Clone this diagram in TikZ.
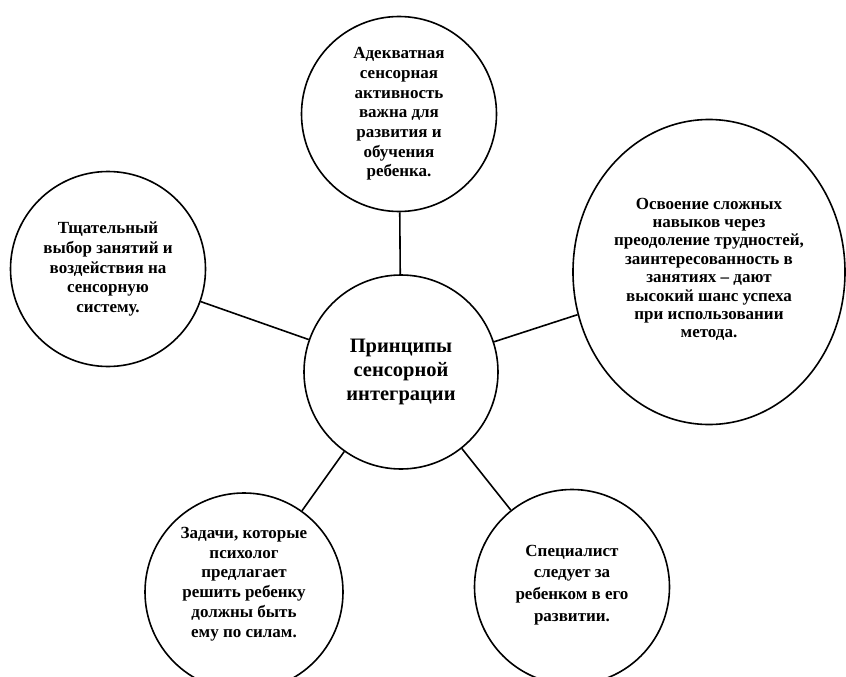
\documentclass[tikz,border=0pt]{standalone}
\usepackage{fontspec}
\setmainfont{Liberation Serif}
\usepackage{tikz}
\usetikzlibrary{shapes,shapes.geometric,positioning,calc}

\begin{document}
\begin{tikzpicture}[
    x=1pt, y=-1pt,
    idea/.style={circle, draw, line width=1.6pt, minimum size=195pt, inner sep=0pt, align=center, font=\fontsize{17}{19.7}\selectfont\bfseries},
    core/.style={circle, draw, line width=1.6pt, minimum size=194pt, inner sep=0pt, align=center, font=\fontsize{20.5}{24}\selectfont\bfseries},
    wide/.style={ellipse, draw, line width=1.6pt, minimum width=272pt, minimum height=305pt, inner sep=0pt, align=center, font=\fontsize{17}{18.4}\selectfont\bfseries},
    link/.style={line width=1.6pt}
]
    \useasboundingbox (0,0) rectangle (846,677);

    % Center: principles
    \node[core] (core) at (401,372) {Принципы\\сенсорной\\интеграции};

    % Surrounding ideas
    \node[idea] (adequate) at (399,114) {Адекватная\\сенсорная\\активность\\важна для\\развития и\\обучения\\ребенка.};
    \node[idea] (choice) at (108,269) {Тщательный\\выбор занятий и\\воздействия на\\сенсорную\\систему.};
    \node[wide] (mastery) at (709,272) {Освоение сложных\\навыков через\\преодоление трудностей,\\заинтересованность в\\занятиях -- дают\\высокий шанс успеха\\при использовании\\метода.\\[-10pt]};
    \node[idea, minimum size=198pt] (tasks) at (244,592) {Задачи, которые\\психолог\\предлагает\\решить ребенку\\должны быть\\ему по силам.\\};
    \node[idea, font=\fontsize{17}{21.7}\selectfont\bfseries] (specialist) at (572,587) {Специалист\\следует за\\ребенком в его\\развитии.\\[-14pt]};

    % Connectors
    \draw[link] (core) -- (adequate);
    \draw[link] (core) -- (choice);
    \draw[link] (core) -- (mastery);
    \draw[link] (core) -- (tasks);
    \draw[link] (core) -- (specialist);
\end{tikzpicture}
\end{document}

________

## Exercise brief
Reproduce each line exactly as it appears, omitting the pictures.

## Expected output
Clone this diagram in TikZ.
\documentclass[tikz,border=0pt]{standalone}
\usepackage{fontspec}
\setmainfont{Liberation Serif}
\usepackage{tikz}
\usetikzlibrary{shapes,shapes.geometric,positioning,calc}

\begin{document}
\begin{tikzpicture}[
    x=1pt, y=-1pt,
    idea/.style={circle, draw, line width=1.6pt, minimum size=195pt, inner sep=0pt, align=center, font=\fontsize{17}{19.7}\selectfont\bfseries},
    core/.style={circle, draw, line width=1.6pt, minimum size=194pt, inner sep=0pt, align=center, font=\fontsize{20.5}{24}\selectfont\bfseries},
    wide/.style={ellipse, draw, line width=1.6pt, minimum width=272pt, minimum height=305pt, inner sep=0pt, align=center, font=\fontsize{17}{18.4}\selectfont\bfseries},
    link/.style={line width=1.6pt}
]
    \useasboundingbox (0,0) rectangle (846,677);

    % Center: principles
    \node[core] (core) at (401,372) {Принципы\\сенсорной\\интеграции};

    % Surrounding ideas
    \node[idea] (adequate) at (399,114) {Адекватная\\сенсорная\\активность\\важна для\\развития и\\обучения\\ребенка.};
    \node[idea] (choice) at (108,269) {Тщательный\\выбор занятий и\\воздействия на\\сенсорную\\систему.};
    \node[wide] (mastery) at (709,272) {Освоение сложных\\навыков через\\преодоление трудностей,\\заинтересованность в\\занятиях -- дают\\высокий шанс успеха\\при использовании\\метода.\\[-10pt]};
    \node[idea, minimum size=198pt] (tasks) at (244,592) {Задачи, которые\\психолог\\предлагает\\решить ребенку\\должны быть\\ему по силам.\\};
    \node[idea, font=\fontsize{17}{21.7}\selectfont\bfseries] (specialist) at (572,587) {Специалист\\следует за\\ребенком в его\\развитии.\\[-14pt]};

    % Connectors
    \draw[link] (core) -- (adequate);
    \draw[link] (core) -- (choice);
    \draw[link] (core) -- (mastery);
    \draw[link] (core) -- (tasks);
    \draw[link] (core) -- (specialist);
\end{tikzpicture}
\end{document}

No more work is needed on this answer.